» **Data for processing**:
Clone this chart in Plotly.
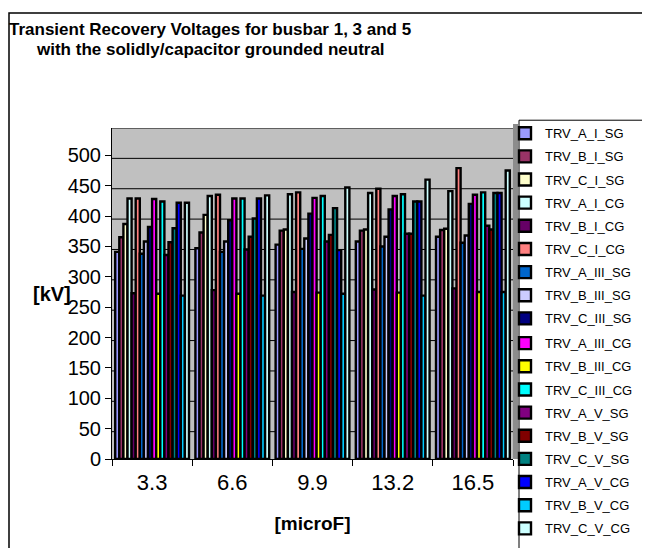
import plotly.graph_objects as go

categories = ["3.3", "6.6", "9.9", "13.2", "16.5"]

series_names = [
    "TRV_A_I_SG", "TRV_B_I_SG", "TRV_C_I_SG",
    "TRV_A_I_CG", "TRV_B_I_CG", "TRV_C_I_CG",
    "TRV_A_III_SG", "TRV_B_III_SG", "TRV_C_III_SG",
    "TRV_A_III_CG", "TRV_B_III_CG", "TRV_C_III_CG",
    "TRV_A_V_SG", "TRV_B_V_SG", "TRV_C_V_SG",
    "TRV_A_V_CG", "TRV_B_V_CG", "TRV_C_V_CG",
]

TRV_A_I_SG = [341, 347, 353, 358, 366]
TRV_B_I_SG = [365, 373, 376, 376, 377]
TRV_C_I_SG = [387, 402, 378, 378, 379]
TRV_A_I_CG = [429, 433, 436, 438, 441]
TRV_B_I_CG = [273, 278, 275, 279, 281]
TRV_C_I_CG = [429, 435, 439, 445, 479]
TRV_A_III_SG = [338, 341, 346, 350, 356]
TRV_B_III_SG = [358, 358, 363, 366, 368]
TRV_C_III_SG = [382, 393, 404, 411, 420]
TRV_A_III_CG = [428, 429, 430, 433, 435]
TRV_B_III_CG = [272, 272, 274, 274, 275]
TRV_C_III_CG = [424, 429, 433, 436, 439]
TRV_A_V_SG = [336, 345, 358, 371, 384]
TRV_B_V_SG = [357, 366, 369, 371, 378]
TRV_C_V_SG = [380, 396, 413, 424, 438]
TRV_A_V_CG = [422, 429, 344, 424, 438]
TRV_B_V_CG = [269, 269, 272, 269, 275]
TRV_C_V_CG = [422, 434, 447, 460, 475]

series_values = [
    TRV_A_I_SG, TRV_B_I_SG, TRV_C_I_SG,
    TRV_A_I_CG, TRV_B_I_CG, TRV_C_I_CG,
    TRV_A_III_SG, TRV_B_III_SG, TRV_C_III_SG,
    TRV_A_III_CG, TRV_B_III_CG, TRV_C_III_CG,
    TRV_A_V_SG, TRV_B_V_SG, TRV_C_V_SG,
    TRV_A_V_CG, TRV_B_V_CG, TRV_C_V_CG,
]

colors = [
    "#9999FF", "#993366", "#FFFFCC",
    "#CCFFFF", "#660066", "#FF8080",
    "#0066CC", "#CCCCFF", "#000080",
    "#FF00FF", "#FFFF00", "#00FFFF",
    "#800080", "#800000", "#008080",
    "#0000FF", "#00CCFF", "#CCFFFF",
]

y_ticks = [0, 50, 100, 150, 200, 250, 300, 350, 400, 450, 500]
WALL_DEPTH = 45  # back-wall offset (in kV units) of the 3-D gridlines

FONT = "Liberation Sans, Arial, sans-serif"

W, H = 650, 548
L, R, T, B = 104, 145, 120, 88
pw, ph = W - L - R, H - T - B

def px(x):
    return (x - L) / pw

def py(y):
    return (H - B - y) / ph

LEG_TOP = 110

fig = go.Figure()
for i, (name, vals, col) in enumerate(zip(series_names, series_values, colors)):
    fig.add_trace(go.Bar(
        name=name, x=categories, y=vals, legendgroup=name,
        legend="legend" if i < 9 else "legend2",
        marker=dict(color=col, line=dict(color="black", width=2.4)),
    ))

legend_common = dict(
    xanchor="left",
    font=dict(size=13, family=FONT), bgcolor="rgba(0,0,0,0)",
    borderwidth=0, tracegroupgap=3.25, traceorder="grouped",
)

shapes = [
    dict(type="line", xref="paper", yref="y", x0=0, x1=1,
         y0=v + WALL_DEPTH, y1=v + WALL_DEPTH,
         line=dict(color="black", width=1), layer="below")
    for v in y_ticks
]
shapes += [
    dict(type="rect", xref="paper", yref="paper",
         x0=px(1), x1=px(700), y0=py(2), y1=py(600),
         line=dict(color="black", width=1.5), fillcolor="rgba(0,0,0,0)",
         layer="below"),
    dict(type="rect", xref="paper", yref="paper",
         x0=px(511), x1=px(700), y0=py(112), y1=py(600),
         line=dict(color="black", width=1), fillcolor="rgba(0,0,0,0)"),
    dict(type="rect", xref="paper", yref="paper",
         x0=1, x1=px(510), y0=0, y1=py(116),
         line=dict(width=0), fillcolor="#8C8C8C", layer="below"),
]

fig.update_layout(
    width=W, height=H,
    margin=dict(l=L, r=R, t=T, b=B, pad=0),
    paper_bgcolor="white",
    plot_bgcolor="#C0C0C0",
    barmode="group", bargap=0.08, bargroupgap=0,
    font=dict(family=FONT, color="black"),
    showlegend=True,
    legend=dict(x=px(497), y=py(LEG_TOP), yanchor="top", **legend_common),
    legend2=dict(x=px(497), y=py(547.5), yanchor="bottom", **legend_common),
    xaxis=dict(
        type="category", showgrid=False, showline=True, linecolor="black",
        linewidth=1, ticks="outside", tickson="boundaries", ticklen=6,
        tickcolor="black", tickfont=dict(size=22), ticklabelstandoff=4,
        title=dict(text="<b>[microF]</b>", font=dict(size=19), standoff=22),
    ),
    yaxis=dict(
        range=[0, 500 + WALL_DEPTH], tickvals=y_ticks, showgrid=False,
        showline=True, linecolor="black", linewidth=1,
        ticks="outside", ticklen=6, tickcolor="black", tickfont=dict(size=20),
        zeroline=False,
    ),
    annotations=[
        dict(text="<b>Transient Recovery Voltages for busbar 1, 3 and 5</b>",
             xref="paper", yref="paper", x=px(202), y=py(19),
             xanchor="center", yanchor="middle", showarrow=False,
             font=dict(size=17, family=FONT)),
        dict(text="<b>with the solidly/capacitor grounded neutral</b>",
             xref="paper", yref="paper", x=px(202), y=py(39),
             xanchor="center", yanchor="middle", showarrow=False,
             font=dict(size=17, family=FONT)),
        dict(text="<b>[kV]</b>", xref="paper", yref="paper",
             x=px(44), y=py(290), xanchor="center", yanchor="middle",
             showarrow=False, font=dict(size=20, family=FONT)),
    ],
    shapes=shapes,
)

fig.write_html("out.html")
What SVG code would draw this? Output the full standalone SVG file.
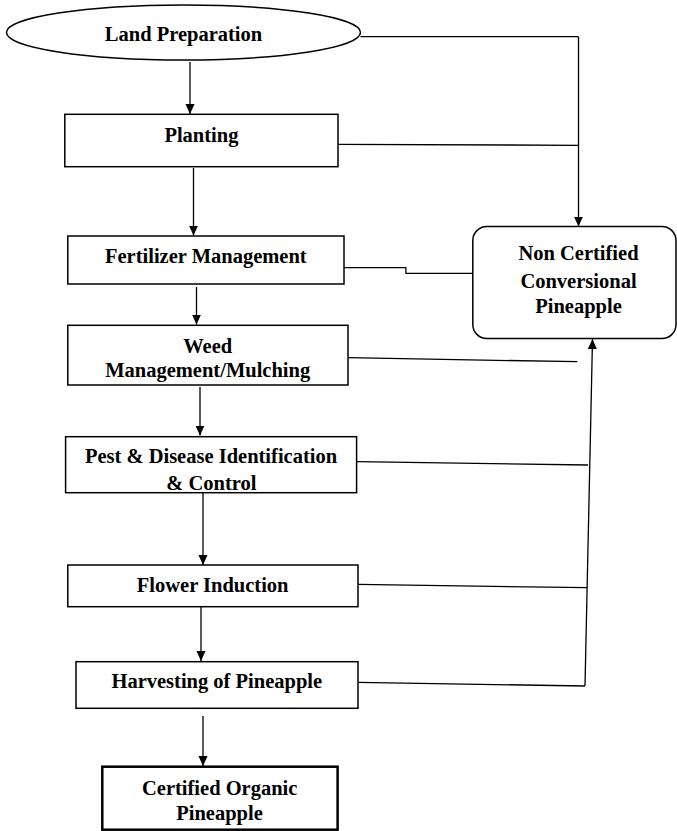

» **Stated exercise**: Return all of the data exactly as written, and drop the pictures.

» **The result**:
Clone this chart in Plotly.
import plotly.graph_objects as go

categories = ["3.3", "6.6", "9.9", "13.2", "16.5"]

series_names = [
    "TRV_A_I_SG", "TRV_B_I_SG", "TRV_C_I_SG",
    "TRV_A_I_CG", "TRV_B_I_CG", "TRV_C_I_CG",
    "TRV_A_III_SG", "TRV_B_III_SG", "TRV_C_III_SG",
    "TRV_A_III_CG", "TRV_B_III_CG", "TRV_C_III_CG",
    "TRV_A_V_SG", "TRV_B_V_SG", "TRV_C_V_SG",
    "TRV_A_V_CG", "TRV_B_V_CG", "TRV_C_V_CG",
]

TRV_A_I_SG = [341, 347, 353, 358, 366]
TRV_B_I_SG = [365, 373, 376, 376, 377]
TRV_C_I_SG = [387, 402, 378, 378, 379]
TRV_A_I_CG = [429, 433, 436, 438, 441]
TRV_B_I_CG = [273, 278, 275, 279, 281]
TRV_C_I_CG = [429, 435, 439, 445, 479]
TRV_A_III_SG = [338, 341, 346, 350, 356]
TRV_B_III_SG = [358, 358, 363, 366, 368]
TRV_C_III_SG = [382, 393, 404, 411, 420]
TRV_A_III_CG = [428, 429, 430, 433, 435]
TRV_B_III_CG = [272, 272, 274, 274, 275]
TRV_C_III_CG = [424, 429, 433, 436, 439]
TRV_A_V_SG = [336, 345, 358, 371, 384]
TRV_B_V_SG = [357, 366, 369, 371, 378]
TRV_C_V_SG = [380, 396, 413, 424, 438]
TRV_A_V_CG = [422, 429, 344, 424, 438]
TRV_B_V_CG = [269, 269, 272, 269, 275]
TRV_C_V_CG = [422, 434, 447, 460, 475]

series_values = [
    TRV_A_I_SG, TRV_B_I_SG, TRV_C_I_SG,
    TRV_A_I_CG, TRV_B_I_CG, TRV_C_I_CG,
    TRV_A_III_SG, TRV_B_III_SG, TRV_C_III_SG,
    TRV_A_III_CG, TRV_B_III_CG, TRV_C_III_CG,
    TRV_A_V_SG, TRV_B_V_SG, TRV_C_V_SG,
    TRV_A_V_CG, TRV_B_V_CG, TRV_C_V_CG,
]

colors = [
    "#9999FF", "#993366", "#FFFFCC",
    "#CCFFFF", "#660066", "#FF8080",
    "#0066CC", "#CCCCFF", "#000080",
    "#FF00FF", "#FFFF00", "#00FFFF",
    "#800080", "#800000", "#008080",
    "#0000FF", "#00CCFF", "#CCFFFF",
]

y_ticks = [0, 50, 100, 150, 200, 250, 300, 350, 400, 450, 500]
WALL_DEPTH = 45  # back-wall offset (in kV units) of the 3-D gridlines

FONT = "Liberation Sans, Arial, sans-serif"

W, H = 650, 548
L, R, T, B = 104, 145, 120, 88
pw, ph = W - L - R, H - T - B

def px(x):
    return (x - L) / pw

def py(y):
    return (H - B - y) / ph

LEG_TOP = 110

fig = go.Figure()
for i, (name, vals, col) in enumerate(zip(series_names, series_values, colors)):
    fig.add_trace(go.Bar(
        name=name, x=categories, y=vals, legendgroup=name,
        legend="legend" if i < 9 else "legend2",
        marker=dict(color=col, line=dict(color="black", width=2.4)),
    ))

legend_common = dict(
    xanchor="left",
    font=dict(size=13, family=FONT), bgcolor="rgba(0,0,0,0)",
    borderwidth=0, tracegroupgap=3.25, traceorder="grouped",
)

shapes = [
    dict(type="line", xref="paper", yref="y", x0=0, x1=1,
         y0=v + WALL_DEPTH, y1=v + WALL_DEPTH,
         line=dict(color="black", width=1), layer="below")
    for v in y_ticks
]
shapes += [
    dict(type="rect", xref="paper", yref="paper",
         x0=px(1), x1=px(700), y0=py(2), y1=py(600),
         line=dict(color="black", width=1.5), fillcolor="rgba(0,0,0,0)",
         layer="below"),
    dict(type="rect", xref="paper", yref="paper",
         x0=px(511), x1=px(700), y0=py(112), y1=py(600),
         line=dict(color="black", width=1), fillcolor="rgba(0,0,0,0)"),
    dict(type="rect", xref="paper", yref="paper",
         x0=1, x1=px(510), y0=0, y1=py(116),
         line=dict(width=0), fillcolor="#8C8C8C", layer="below"),
]

fig.update_layout(
    width=W, height=H,
    margin=dict(l=L, r=R, t=T, b=B, pad=0),
    paper_bgcolor="white",
    plot_bgcolor="#C0C0C0",
    barmode="group", bargap=0.08, bargroupgap=0,
    font=dict(family=FONT, color="black"),
    showlegend=True,
    legend=dict(x=px(497), y=py(LEG_TOP), yanchor="top", **legend_common),
    legend2=dict(x=px(497), y=py(547.5), yanchor="bottom", **legend_common),
    xaxis=dict(
        type="category", showgrid=False, showline=True, linecolor="black",
        linewidth=1, ticks="outside", tickson="boundaries", ticklen=6,
        tickcolor="black", tickfont=dict(size=22), ticklabelstandoff=4,
        title=dict(text="<b>[microF]</b>", font=dict(size=19), standoff=22),
    ),
    yaxis=dict(
        range=[0, 500 + WALL_DEPTH], tickvals=y_ticks, showgrid=False,
        showline=True, linecolor="black", linewidth=1,
        ticks="outside", ticklen=6, tickcolor="black", tickfont=dict(size=20),
        zeroline=False,
    ),
    annotations=[
        dict(text="<b>Transient Recovery Voltages for busbar 1, 3 and 5</b>",
             xref="paper", yref="paper", x=px(202), y=py(19),
             xanchor="center", yanchor="middle", showarrow=False,
             font=dict(size=17, family=FONT)),
        dict(text="<b>with the solidly/capacitor grounded neutral</b>",
             xref="paper", yref="paper", x=px(202), y=py(39),
             xanchor="center", yanchor="middle", showarrow=False,
             font=dict(size=17, family=FONT)),
        dict(text="<b>[kV]</b>", xref="paper", yref="paper",
             x=px(44), y=py(290), xanchor="center", yanchor="middle",
             showarrow=False, font=dict(size=20, family=FONT)),
    ],
    shapes=shapes,
)

fig.write_html("out.html")
What SVG code would draw this? Output the full standalone SVG file.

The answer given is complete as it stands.